Dad came over, and Jack shut down again. We got him to turn his hand over first in the dark, then with overhead light. Jack was right, the wood was there beneath the congealing blood and extruding soft tissue and fat, but it looked pretty superficial. Dad left to gather supplies.

He returned with betadyne, numbing cream, antibiotic cream, and wound dressings. We got Jack to soak his hand in a bowl of betadyne and water - he dribbled some on his hand first to test it. After 20 minutes of numbing cream, during which I cooked Dad a grilled cheese, Jack was ready for us to take a look. Luckily the wood practically jumped out at us, and further probing revealed that there wasn't more. Depth of the lesion was borderline, but we decided it didn't need stitches, so we dressed it and Dad went home. Jack and I went back to the party to pick up Cecelia, and he loved telling his story to kids and adults and spent some time on a trampoline, so I decided he could probably go to school the next day.

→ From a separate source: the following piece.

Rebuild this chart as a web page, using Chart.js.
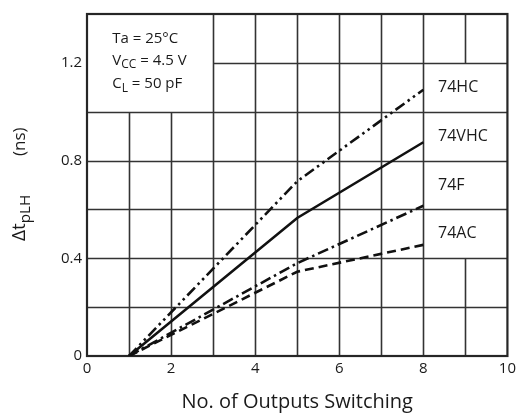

The experience reminded me of Jack's birth. Jack was six weeks early - wimpy white male - and since my dad was a neonatologist I was granted liberal privileges, being in his kingdom. Jack never went to the nursery at night - I was allowed to keep him at my side, nursing. Despite being 5 lbs., he went home pretty quickly, and I managed to double his weight in six weeks by his due date. When he became jaundiced, Dad smuggled home a bili lamp to prevent a trip to the hospital.

While I was cooking dinner Monday night, I looked over at Dad, calmly convincing Jack to take each new step in wound care and probing, making him feel like he was in control the whole time so he wasn't scared. My dad's brand of stoic empathy boosted Jack's bravery. I recognized it well - it has boosted my own bravery throughout my life. I thought about what a great team we all make. I am so lucky.

Friday, September 2, 2011

SPECIMEN IN BEDPAN

Today I was looking at a urine. Dirty, junky urine. Catheterized. Surepath preparation. Lots of red blood cells, uric acid crystals, inflammation. I saw some atypical cells, and looked down at the paperwork, hoping maybe there was a bladder biopsy accompanying it that might help me figure it out - it would have gone to a pathologist covering surgicals and I could just call them up and ask them for correlation. I looked down - no bladder biopsy, but there was a pending case that had gone to a colleague with a source I have never seen in my 6 years of training and my three plus years of practice. It was in all caps, and it made me laugh out loud. SPECIMEN IN BEDPAN.

I called up my colleague whose name was on it - he had not yet gotten to the case so I got to break the news of what was buried amongst his stack of endometrial biopsies, breast biopsies, lung cases, etc. etc. He laughed. "Unbelievable."

Later he brought it to me - I was busy on the phone with a clinician, but he left it to me for correlation, not that it was necessary to correlate a specimen in bedpan with a urine, but we were in this thing together now. After I got off the phone and ran to read some thyroid smears, I threw the slide on the stage and looked at his sign out.

"Degenerative acellular debris with bacteria and small amounts of polarizable foreign material."

I took it back to his office and laughed. "That's the fanciest sign out for shit I've ever seen. Now I'll know how to sign that out if I ever get some."

He asked what I thought about the polarizable foreign material. "Maybe they were looking for something the patient ate?" I remembered the gross description I read, waxy yellow balls, and wondered if they just wanted to know what it was. "Who knows what they are looking for, here. Didn't some of that polarizable material look like vegetable matter? But does that even polarize?"

He shrugged his shoulders and I returned to my office. Next case.